Anecdote, you say? IT were put in charge of providing wireless for an interactive musical production alongside a Big Technical University on the East coast. Those with a smartphone were asked to participate. Total clients would be about 1000 on our end. The BTU on the other end ran lots of tests, but were unable to trip up the Ubiquiti setup and gave us the green light. We serviced several 'zones' that ended up with about 790 clients spread over 5 APs with nary a complaint. Not too shabby.
Anyway, if you're already looking at Ubiquiti gear, you're probably thinking about budgets. Nothing is better for cheaper, and some more expensive gear is not as good. The aforementioned Xirrus wi-fi stuff is geared towards high-density deployments like stadiums, big lecture halls, and the like. I talked to one school that bought them for regular wireless services and couldn't really recommend them. Now, if you've got the cash and a network engineer on staff, then either Meraki or Aruba will do you fine. Meraki has quite a lot of features, but Aruba has better training videos. Geeks on parade, yo.
Flatland_Spider wrote:Realtek wifi cards are awful. Intel wifi is where it's at.

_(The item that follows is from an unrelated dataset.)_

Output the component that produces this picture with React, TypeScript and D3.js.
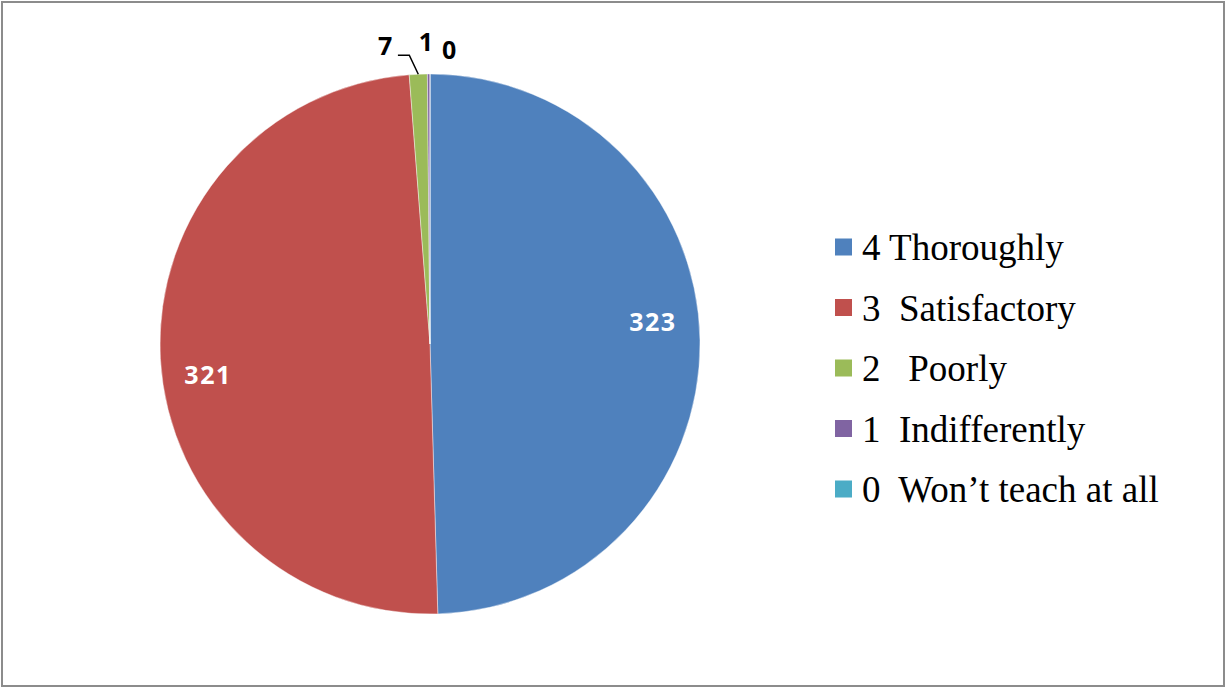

localhostrulez wrote:Well, you'd be surprised at how badly my 7260AC in my t440s managed to f**k up until they finally pushed out a decent driver - a year and a half after the card was released. A lot of the drivers were horribly slow (as in, 802.11g could provide comparable speeds, and my Intel 5100 ran circles around the 7260AC despite being draft N), dropped a ton, and some made the wifi not work when resuming from sleep. I even had a BSOD or two that traced right back to the wifi driver. And I'm not the only one to report those issues. Some people said changing certain settings helped, others found it didn't, etc. How the drivers ever made it to production is beyond me. But now that they finally got a good driver out, it's working just fine.
dextrous wrote:I've heard lots of good things about their AirFiber24 units. I have had a couple at my site to connect a short 3/4 mile span, but I haven't had time to get the wiring ran to them. Hopefully I'll have some good things to report later this year.
Flatland_Spider wrote:localhostrulez wrote:Well, you'd be surprised at how badly my 7260AC in my t440s managed to f**k up until they finally pushed out a decent driver - a year and a half after the card was released. A lot of the drivers were horribly slow (as in, 802.11g could provide comparable speeds, and my Intel 5100 ran circles around the 7260AC despite being draft N), dropped a ton, and some made the wifi not work when resuming from sleep. I even had a BSOD or two that traced right back to the wifi driver. And I'm not the only one to report those issues. Some people said changing certain settings helped, others found it didn't, etc. How the drivers ever made it to production is beyond me. But now that they finally got a good driver out, it's working just fine.
I skipped to the 7265AC since Bluetooth started being bundled with it.
The Ultimate-N 6300 was solid. It would pick up signals where other cards struggled. The Intel stuff has also been more compliant with whatever equipment it connects to, which was a great stress relief.
I'm pretty conservative about wireless standards, so I don't jump on board until it's fully established. Wireless is pretty complex as is, and the manufacturers have a tendency to push out half baked stuff.